A Nightmare on Elm Street (2010)

By Roxanne Downer

One, two, Freddy’s coming for you. Three, four, haven’t we done this before? Like, eight times if you include 2003’s Freddy vs. Jason. The newly rebooted A Nightmare on Elm Street is like so many cult favorites from the 1980s that have been hollowed out by the millennial treatment.

This time around, the story has been slightly shifted. Instead of being a multiple-child murderer, Fred Krueger (Jackie Earle Haley) is a suspected pedophile set on fire by the parents of a group of nursery school classmates. Now teenagers, Nancy (Rooney Mara), Quentin (Kyle Gallner), Kris (Katie Cassidy), Jesse (Thomas Dekker), and Dean (Kellan Lutz) are being haunted and killed off by the maniac in their sleep. Through creative use of a non-Google search engine and a few Red Bull-and-Ritalin-fueled hours at a bookstore, Nancy and Quentin suss out the whole back-story and must deduce how to pull Freddy out of their dreams (but not necessarily into their car).
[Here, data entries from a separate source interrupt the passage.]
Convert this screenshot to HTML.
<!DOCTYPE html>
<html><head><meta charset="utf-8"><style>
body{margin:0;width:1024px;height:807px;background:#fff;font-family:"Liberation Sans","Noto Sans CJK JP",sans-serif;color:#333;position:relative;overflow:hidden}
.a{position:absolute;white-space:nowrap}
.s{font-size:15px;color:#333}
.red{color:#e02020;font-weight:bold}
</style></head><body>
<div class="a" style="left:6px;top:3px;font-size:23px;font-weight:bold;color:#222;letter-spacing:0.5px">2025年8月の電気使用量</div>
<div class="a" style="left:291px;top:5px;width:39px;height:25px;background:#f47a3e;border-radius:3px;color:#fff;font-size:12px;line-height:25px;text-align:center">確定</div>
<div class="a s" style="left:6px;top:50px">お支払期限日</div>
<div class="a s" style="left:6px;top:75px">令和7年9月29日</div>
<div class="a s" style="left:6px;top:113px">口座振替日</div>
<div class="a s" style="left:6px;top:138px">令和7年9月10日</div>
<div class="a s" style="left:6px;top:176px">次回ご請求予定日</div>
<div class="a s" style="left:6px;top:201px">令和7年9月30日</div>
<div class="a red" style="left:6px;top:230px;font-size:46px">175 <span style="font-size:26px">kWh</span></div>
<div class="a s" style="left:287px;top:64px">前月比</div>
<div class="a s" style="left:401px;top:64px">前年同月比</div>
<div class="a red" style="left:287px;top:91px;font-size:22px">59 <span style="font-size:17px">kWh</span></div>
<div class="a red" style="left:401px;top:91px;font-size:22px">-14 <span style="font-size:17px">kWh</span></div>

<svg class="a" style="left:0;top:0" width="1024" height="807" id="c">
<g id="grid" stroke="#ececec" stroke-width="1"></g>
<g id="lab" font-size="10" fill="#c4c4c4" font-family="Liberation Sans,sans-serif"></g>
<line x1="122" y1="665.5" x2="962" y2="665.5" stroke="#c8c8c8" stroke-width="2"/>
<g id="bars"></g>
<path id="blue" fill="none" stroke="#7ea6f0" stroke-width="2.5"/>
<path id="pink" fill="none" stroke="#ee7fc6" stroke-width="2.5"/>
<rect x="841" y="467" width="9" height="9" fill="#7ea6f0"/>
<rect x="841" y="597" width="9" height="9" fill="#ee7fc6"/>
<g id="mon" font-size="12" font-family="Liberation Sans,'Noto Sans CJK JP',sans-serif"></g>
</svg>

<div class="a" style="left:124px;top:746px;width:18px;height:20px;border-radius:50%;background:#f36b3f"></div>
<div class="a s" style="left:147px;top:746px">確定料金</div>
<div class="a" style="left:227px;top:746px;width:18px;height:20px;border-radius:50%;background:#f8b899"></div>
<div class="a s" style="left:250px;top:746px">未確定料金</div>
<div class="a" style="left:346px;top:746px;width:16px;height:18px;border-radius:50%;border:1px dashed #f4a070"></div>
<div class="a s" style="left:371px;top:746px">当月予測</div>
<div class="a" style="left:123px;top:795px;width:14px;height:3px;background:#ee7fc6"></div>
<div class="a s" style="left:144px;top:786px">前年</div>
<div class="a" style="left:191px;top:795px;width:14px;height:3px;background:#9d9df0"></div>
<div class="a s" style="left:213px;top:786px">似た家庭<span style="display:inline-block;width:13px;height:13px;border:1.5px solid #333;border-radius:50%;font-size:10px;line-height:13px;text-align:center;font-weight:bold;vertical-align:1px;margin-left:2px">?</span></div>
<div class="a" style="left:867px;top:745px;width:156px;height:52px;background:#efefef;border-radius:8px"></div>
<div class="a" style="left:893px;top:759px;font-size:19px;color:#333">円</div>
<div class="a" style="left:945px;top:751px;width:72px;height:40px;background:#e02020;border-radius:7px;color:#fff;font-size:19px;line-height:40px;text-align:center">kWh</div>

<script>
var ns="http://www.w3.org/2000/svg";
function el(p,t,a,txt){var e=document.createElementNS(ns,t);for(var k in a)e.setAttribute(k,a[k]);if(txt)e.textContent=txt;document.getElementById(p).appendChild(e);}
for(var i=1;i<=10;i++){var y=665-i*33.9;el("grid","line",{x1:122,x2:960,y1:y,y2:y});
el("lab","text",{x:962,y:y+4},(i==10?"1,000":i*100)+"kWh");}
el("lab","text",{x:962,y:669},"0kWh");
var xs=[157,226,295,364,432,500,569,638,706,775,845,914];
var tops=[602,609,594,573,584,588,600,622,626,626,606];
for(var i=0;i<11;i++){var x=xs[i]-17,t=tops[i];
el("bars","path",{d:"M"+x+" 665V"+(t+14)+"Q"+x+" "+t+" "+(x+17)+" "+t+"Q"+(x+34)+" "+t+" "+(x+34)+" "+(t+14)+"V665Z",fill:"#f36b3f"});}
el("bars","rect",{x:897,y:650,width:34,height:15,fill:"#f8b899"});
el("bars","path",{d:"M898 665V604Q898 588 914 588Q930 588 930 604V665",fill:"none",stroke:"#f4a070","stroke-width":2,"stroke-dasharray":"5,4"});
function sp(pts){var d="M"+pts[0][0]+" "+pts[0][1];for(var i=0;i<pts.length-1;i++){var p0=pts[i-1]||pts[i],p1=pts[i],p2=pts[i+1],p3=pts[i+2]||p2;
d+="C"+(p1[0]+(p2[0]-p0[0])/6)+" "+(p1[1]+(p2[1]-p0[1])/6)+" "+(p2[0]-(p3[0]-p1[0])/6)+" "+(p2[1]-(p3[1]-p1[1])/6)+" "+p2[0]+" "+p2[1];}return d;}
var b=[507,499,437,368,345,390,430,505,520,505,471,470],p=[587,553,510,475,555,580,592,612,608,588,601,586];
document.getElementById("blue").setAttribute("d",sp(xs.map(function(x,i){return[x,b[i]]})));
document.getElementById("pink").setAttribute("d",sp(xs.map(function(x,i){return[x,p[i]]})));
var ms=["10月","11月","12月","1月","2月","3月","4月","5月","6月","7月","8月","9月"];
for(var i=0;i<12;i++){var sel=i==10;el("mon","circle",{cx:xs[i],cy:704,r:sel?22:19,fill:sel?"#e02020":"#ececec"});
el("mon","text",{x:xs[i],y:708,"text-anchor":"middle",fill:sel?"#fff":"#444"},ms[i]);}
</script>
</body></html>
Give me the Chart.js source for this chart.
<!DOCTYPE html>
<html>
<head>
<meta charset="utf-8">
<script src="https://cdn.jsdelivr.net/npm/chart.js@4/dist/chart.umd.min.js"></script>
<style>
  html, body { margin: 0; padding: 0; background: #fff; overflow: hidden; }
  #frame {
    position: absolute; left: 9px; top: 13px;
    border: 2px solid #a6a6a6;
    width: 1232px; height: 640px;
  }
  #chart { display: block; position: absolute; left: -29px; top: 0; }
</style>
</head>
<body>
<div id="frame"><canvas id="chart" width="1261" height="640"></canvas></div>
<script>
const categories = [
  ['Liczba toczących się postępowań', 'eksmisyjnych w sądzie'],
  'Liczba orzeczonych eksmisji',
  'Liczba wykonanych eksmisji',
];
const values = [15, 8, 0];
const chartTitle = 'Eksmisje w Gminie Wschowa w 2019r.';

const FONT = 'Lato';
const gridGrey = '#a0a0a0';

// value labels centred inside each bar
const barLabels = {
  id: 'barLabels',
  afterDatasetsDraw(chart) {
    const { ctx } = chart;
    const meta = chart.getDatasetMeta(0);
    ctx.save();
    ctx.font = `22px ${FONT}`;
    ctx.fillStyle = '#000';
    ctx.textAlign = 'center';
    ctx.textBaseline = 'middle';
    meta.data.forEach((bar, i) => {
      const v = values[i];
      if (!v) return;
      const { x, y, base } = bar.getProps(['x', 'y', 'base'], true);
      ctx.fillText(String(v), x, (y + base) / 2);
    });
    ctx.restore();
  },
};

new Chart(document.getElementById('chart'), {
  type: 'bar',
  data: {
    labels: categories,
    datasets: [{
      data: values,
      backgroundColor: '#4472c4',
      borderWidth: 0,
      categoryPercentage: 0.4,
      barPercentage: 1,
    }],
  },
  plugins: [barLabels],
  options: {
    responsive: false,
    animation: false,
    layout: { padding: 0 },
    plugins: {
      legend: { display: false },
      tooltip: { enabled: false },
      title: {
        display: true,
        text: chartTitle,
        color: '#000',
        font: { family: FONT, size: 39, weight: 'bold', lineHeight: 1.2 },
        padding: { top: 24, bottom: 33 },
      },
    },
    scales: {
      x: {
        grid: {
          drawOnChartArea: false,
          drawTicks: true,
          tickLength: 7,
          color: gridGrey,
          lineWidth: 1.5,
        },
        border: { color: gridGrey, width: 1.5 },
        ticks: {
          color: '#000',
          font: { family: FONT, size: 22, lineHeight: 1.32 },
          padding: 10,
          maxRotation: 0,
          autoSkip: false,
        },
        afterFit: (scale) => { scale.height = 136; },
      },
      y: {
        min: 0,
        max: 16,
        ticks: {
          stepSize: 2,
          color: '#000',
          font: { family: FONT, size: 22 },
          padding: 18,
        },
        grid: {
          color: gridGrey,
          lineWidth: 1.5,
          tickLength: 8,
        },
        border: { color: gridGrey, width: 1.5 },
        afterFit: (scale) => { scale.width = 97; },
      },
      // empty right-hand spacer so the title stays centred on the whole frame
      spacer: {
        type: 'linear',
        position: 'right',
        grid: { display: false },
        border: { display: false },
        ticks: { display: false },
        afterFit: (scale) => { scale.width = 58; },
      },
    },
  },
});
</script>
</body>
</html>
Even if there is no red-and-green-striped convertible to speak of in this version, at least it’s clear that music video director Samuel Beyer actually saw Wes Craven’s 1984 original before helming this remake. Several scenes–including one in which Freddy’s claws emerge between the legs of a bathing teenager–are recreated almost shot-for-shot.

But Beyer chooses to make those shots way more intense from the outset. Where Craven’s film started off small, quiet, and almost idyllic (save for a few pesky nightmares), this version jumps in with screechy violins blazing. A main character is already sleep-deprived, paranoid, and soon dead in the very first scene. The amplified gothic music (not the subtle run of piano notes we remember) and loud thuds only get boring from there. When he starts out at a 10, where could Beyer have possibly gone from there?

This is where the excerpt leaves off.